Hess became a heavy-duty welder, using only cash and bartering for food and supplies. He went on to become a prominent practitioner of “appropriate technology” and has been a major influence on libertarian thought over the last fifty years. He died in 1994…an anarchist.
If 10 million Americans had joined Hess in his anti-tax crusade, it would have transformed, perhaps even abolished the way we handle taxes in this country. I suggest we do exactly that.
Abolish the Internal Revenue Service.
The IRS is the single-most authoritarian institution in the country. In 1998, under Clinton’s watch, the Taxpayer Bill of Rights III was passed. It’s hardly a step toward more liberty, though. This law shifts the “burden of proof” from the taxpayer to the IRS. This means the IRS can legally seize assets and enforce liens without obtaining judgment in court. It allows for those in power to silence their political enemies by physical coercion. THIS IS TYRANNY.
Economist Murray Rothbard defines a State as two things: a) an entity that acquires its revenue from the general population by physical coercion, and b) an entity who has a monopoly on the provisions for defense and protection.
The IRS is the physical arm of the state—the hand in your pocket—that takes what does not belong to it, and turns it over to congress for appropriation without apportionment among the many states. And if you don’t allow their hands in your pockets, they’ll be around your neck.

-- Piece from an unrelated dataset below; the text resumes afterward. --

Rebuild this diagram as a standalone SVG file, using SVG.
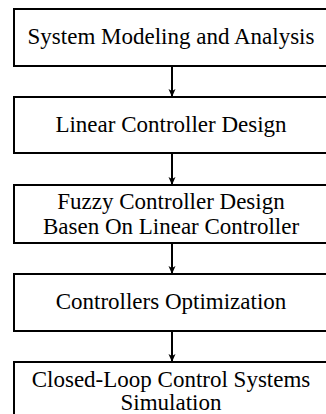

We are at a critical point in history. Our children and grandchildren will ask us, decades from now, where we were and what we did. Will we be the silent observers? Or will we lead a charge for independence? Will we be able to tell them stories of how we actually dismantled the system, and that we did it without throwing bricks or turning over police vehicles, that we killed the beast from within, using its weaknesses against it, that the revolution was not a lie?